With about 75 percent of the vote in, Brexit has some 32 percent, followed by pro-EU Liberal Democrats with 20, Labour with 14 and the Greens with 12. The Conservatives are taking a massive hit and are projected to win only about nine percent.
UK (GB), 75% counted:
— Europe Elects (@EuropeElects) May 26, 2019
The Brexit Party’s triumph is not coming out of the blue. Ahead of the vote, numerous polls predicted that Farage’s new political venture would pass its first election test with flying colors with an estimated double-digit lead over the Conservative Party, which is days away from losing their leader on June 7, when Theresa May’s resignation comes into force.
The three-day EU-wide elections has attracted the largest turnout in two decades, since 1994, when over 56 percent of the Europeans cast their ballots. In the UK, it has been overshadowed by a leadership struggle in the Conservative Party after Theresa May’s Friday announcement that she would step down as the party’s leader. The Tories saw their voter support sliding due to the Brexit deal debacle that precipitated the PM’s long-awaited bow-out.

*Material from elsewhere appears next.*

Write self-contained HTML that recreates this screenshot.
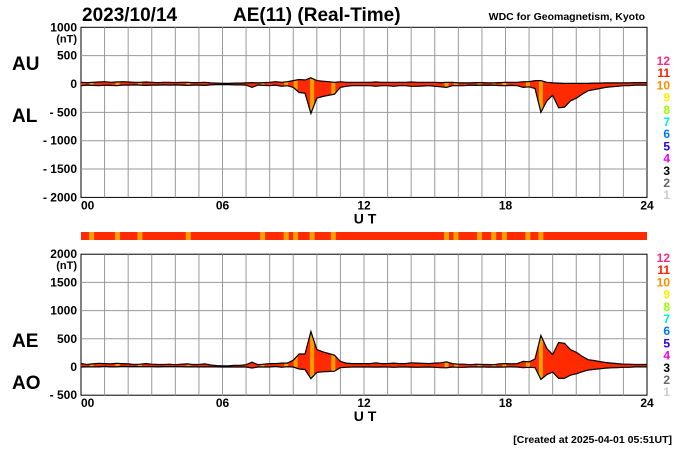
<!DOCTYPE html>
<html><head><meta charset="utf-8"><style>
body{margin:0;background:#fff;width:700px;height:450px;overflow:hidden}
svg{display:block;font-family:"Liberation Sans",Arial,sans-serif}
</style></head><body>
<svg id="c" width="700" height="450" xmlns="http://www.w3.org/2000/svg"></svg>
<script>
const hours=['00','06','12','18','24'];
const topTicks=[1000,500,0,-500,-1000,-1500,-2000];
const botTicks=[2000,1500,1000,500,0,-500];
// 15-minute samples, 00:00..24:00 (97 values)
const AU=[30,25,30,35, 40,30,35,40, 35,30,30,35, 30,25,30,30, 25,30,30,25, 25,30,20,15,
 10,10,15,15, 20,25,20,25, 30,40,30,40, 60,80,70,110, 60,50,40,30, 40,30,30,30,
 30,30,35,30, 30,30,30,30, 35,30,30,30, 30,25,30,30, 20,20,20,25, 25,20,20,25,
 30,30,30,40, 40,60,60,30, 20,15,10,10, 10,10,10,15, 15,20,20,20, 20,20,25,25, 25];
const AL=[-30,-20,-25,-30, -20,-25,-30,-20, -20,-15,-20,-25, -20,-20,-15,-20, -15,-20,-25,-20, -20,-25,-15,-10,
 -10,-10,-15,-15, -20,-60,-20,-25, -30,-20,-40,-30, -60,-150,-160,-520, -250,-220,-200,-180, -60,-40,-30,-30,
 -30,-30,-40,-30, -30,-40,-30,-30, -40,-40,-35,-30, -40,-50,-60,-30, -30,-30,-20,-25, -20,-25,-20,-30,
 -30,-25,-30,-60, -50,-80,-500,-300, -200,-420,-410,-300, -250,-180,-120,-100, -80,-60,-50,-40, -30,-30,-20,-20, -20];
const orangeHours=[0.45,1.55,2.5,4.55,7.7,8.7,9.1,9.8,10.7,15.5,15.9,16.9,17.5,17.95,18.95,19.5];
const legendNums=['12','11','10','9','8','7','6','5','4','3','2','1'];
const legendCols=['#ff2a7f','#ff2000','#ff8c00','#ffee00','#99ff00','#00eedd','#0077ff','#2200ee','#ee00ee','#000','#666','#ccc'];

const S=document.getElementById('c'),NS='http://www.w3.org/2000/svg';
function el(t,a,txt){const e=document.createElementNS(NS,t);for(const k in a)e.setAttribute(k,a[k]);if(txt!==undefined)e.textContent=txt;S.appendChild(e);return e;}
const X0=81,X1=647;
const xs=h=>X0+(X1-X0)*h/24;
const yTop=v=>84-v*0.0567;
const yBot=v=>367-v*0.0564;
const AE=AU.map((u,i)=>u-AL[i]);
const AO=AU.map((u,i)=>(u+AL[i])/2);

function panel(y,hi,lo,ticks,upper,lower,name,ul,ll,uy,ly){
  const yT=y(hi),yB=y(lo);
  let r=el('rect',{x:X0,y:yT,width:X1-X0,height:yB-yT,fill:'#fff',stroke:'#000','stroke-width':1});
  
  for(let h=1;h<24;h++){let l=el('line',{x1:xs(h),x2:xs(h),y1:yT,y2:yB,stroke:'#999','stroke-width':1});
    }
  ticks.forEach(t=>{if(t!==hi&&t!==lo){let l=el('line',{x1:X0,x2:X1,y1:y(t),y2:y(t),stroke:'#999','stroke-width':1});
    }
    let tx=el('text',{x:77,y:y(t)+4,'text-anchor':'end','font-size':12,'font-weight':'bold'},t<0?'- '+(-t):String(t));
    });
  let nt=el('text',{x:77,y:yT+15,'text-anchor':'end','font-size':11,'font-weight':'bold'},'(nT)');
  
  const n=upper.length,pts=[];
  for(let i=0;i<n;i++)pts.push(xs(i*24/(n-1)).toFixed(1)+','+y(upper[i]).toFixed(1));
  for(let i=n-1;i>=0;i--)pts.push(xs(i*24/(n-1)).toFixed(1)+','+y(lower[i]).toFixed(1));
  let cp=el('clipPath',{id:'cp'+name});const pp=document.createElementNS(NS,'polygon');pp.setAttribute('points',pts.join(' '));cp.appendChild(pp);
  let f=el('polygon',{points:pts.join(' '),fill:'#ff2a00',stroke:'none'});
  
  orangeHours.forEach(h=>{let o=el('rect',{x:xs(h)-2,y:yT,width:4,height:yB-yT,fill:'#f5a000','clip-path':'url(#cp'+name+')'});
    });
  let up=el('polyline',{points:pts.slice(0,n).join(' '),fill:'none',stroke:'#000','stroke-width':1.2});
  
  let dn=el('polyline',{points:pts.slice(n).join(' '),fill:'none',stroke:'#000','stroke-width':1.2});
  
  hours.forEach((h,i)=>{let t=el('text',{x:xs(i*6),y:yB+12,'font-size':12,'font-weight':'bold','text-anchor':i==0?'start':'middle'},h);
    });
  let ut=el('text',{x:365,y:yB+26,'text-anchor':'middle','font-size':14,'font-weight':'bold'},'U T');
  
  let a=el('text',{x:12,y:uy,'font-size':19,'font-weight':'bold'},ul);
  let b=el('text',{x:12,y:ly,'font-size':19,'font-weight':'bold'},ll);
}
panel(yTop,1000,-2000,topTicks,AU,AL,'au-al','AU','AL',70,122);
panel(yBot,2000,-500,botTicks,AE,AO,'ae-ao','AE','AO',347,389);

let bar=el('rect',{x:X0,y:232,width:X1-X0,height:8,fill:'#ff2a00'});

orangeHours.forEach(h=>{let o=el('rect',{x:xs(h)-2.5,y:232,width:5,height:8,fill:'#f5a000'});
  });

function legend(y0){legendNums.forEach((t,i)=>{let e=el('text',{x:670,y:y0+i*12.2,'text-anchor':'end','font-size':12,'font-weight':'bold',fill:legendCols[i]},t);
  });}
legend(65);legend(262);

let t1=el('text',{x:82,y:21,'font-size':19,'font-weight':'bold'},'2023/10/14');
let t2=el('text',{x:233,y:21,'font-size':19,'font-weight':'bold'},'AE(11) (Real-Time)');
let t3=el('text',{x:645,y:20,'text-anchor':'end','font-size':10.5,'font-weight':'bold'},'WDC for Geomagnetism, Kyoto');
let t4=el('text',{x:672,y:443,'text-anchor':'end','font-size':10.5,'font-weight':'bold'},'[Created at 2025-04-01 05:51UT]');
</script>
</body></html>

Registered just three months before the election, on February 5th, the Brexit Party quickly gained momentum on the back of the growing frustration with May and the Tories’ failure to deliver the long-awaited split with the EU. While the Brexit Party is a novice in the European politics, it has 14 MEPs in the outgoing European Parliament, all defectors from the UK Independence Party (UKIP), including Farage himself. According to BBC projections, Farage’s new project will fare better than UKIP, his former one, which grabbed 24 seats and 27 percent of the popular vote in 2014.
While commanding massive popular support, the Brexit firebrand, who has always been a polarizing figure, has drawn strong criticism from opponents and recently became a victim of a ‘milkshaking’ trend. Farage survived a dousing attack on Monday, when a man threw a milkshake at him, in Newcastle, saying he was protesting his “bile and racism.”